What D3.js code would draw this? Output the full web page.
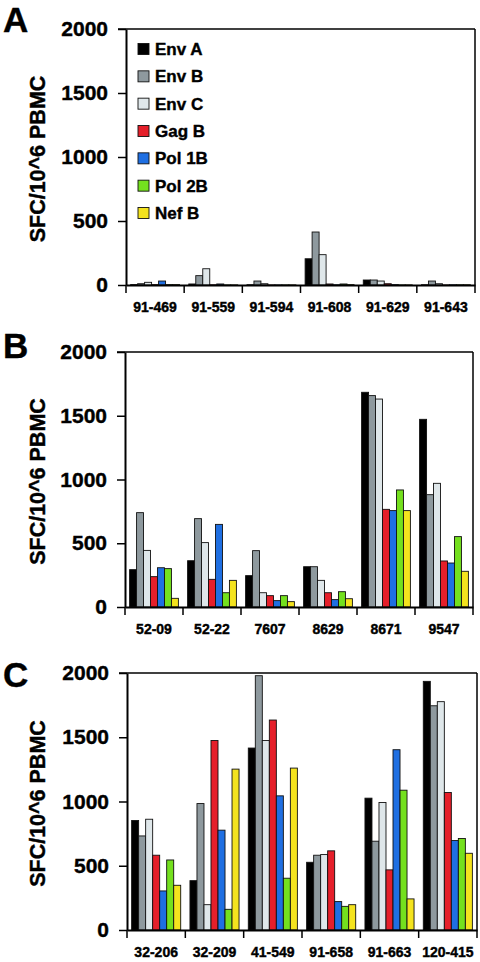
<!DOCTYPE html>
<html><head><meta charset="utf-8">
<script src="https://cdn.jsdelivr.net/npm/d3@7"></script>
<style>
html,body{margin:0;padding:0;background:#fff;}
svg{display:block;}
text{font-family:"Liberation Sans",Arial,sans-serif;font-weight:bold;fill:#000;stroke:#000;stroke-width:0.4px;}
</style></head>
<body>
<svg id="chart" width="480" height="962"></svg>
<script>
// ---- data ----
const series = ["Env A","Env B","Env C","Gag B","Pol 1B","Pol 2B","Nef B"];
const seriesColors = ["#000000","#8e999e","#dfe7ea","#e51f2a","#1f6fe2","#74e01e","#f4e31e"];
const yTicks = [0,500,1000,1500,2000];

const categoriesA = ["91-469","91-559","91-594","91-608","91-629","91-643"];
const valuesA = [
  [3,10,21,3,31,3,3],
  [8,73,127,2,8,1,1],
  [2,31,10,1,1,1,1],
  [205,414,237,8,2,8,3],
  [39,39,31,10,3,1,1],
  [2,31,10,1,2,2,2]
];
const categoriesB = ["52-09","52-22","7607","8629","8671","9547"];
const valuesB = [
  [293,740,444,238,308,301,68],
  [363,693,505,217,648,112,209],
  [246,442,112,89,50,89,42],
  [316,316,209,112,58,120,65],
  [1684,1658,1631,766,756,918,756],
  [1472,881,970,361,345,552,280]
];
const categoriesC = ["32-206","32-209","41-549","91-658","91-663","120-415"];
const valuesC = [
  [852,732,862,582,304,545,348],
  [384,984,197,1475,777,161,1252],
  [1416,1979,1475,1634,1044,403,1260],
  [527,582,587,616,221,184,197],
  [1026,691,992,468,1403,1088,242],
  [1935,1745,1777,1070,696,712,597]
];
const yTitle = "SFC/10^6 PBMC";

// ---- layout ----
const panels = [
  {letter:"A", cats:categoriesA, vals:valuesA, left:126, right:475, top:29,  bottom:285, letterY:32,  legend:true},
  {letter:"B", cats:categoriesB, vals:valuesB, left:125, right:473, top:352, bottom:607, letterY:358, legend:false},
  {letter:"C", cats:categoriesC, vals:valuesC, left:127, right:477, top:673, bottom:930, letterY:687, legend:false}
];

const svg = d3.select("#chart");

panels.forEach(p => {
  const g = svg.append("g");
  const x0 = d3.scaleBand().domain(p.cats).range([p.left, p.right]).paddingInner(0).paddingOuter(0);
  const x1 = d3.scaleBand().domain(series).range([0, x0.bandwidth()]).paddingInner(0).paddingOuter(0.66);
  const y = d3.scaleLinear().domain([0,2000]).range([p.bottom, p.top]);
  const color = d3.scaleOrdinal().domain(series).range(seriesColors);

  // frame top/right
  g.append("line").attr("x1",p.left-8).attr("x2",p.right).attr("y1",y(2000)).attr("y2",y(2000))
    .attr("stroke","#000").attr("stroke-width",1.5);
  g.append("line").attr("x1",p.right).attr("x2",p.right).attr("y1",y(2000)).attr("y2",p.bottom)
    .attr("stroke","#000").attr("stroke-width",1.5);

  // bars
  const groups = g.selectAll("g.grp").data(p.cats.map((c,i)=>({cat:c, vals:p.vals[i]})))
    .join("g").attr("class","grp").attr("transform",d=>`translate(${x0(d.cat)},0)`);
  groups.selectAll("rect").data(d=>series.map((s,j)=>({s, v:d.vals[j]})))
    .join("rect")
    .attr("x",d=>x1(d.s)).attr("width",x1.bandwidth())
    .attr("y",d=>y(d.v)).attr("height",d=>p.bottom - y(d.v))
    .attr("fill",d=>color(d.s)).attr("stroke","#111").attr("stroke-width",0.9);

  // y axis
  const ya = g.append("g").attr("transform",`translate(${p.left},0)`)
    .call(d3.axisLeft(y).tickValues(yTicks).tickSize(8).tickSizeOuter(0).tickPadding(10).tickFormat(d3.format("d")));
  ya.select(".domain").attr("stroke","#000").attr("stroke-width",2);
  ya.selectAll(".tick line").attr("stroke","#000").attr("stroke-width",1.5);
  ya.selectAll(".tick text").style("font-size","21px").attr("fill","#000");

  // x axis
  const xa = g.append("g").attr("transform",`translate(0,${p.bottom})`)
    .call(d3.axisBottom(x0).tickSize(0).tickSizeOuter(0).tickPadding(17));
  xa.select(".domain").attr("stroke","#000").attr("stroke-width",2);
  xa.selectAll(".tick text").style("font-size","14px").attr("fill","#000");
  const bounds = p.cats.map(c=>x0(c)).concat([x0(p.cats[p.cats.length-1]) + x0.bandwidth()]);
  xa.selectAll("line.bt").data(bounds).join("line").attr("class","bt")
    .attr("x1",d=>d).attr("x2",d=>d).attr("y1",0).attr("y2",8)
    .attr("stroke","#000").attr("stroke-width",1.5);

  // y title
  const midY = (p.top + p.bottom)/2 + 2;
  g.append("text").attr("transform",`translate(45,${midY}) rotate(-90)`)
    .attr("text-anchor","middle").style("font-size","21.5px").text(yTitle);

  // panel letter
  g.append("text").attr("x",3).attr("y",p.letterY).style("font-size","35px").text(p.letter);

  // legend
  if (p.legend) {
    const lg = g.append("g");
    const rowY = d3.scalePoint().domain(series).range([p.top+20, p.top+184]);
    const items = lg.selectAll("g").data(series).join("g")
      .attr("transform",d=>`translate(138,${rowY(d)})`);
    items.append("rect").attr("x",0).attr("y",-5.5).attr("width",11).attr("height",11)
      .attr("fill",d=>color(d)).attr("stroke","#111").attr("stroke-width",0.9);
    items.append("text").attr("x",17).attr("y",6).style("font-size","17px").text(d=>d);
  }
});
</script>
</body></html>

### PROBLEM TO WORK ON
Leave out any pictures, please, and quote only the lines from the top of the data through the line that contains "const yTicks = [0,500,1000,1500,2000];".

### FINAL RESULT
What D3.js code would draw this? Output the full web page.
<!DOCTYPE html>
<html><head><meta charset="utf-8">
<script src="https://cdn.jsdelivr.net/npm/d3@7"></script>
<style>
html,body{margin:0;padding:0;background:#fff;}
svg{display:block;}
text{font-family:"Liberation Sans",Arial,sans-serif;font-weight:bold;fill:#000;stroke:#000;stroke-width:0.4px;}
</style></head>
<body>
<svg id="chart" width="480" height="962"></svg>
<script>
// ---- data ----
const series = ["Env A","Env B","Env C","Gag B","Pol 1B","Pol 2B","Nef B"];
const seriesColors = ["#000000","#8e999e","#dfe7ea","#e51f2a","#1f6fe2","#74e01e","#f4e31e"];
const yTicks = [0,500,1000,1500,2000];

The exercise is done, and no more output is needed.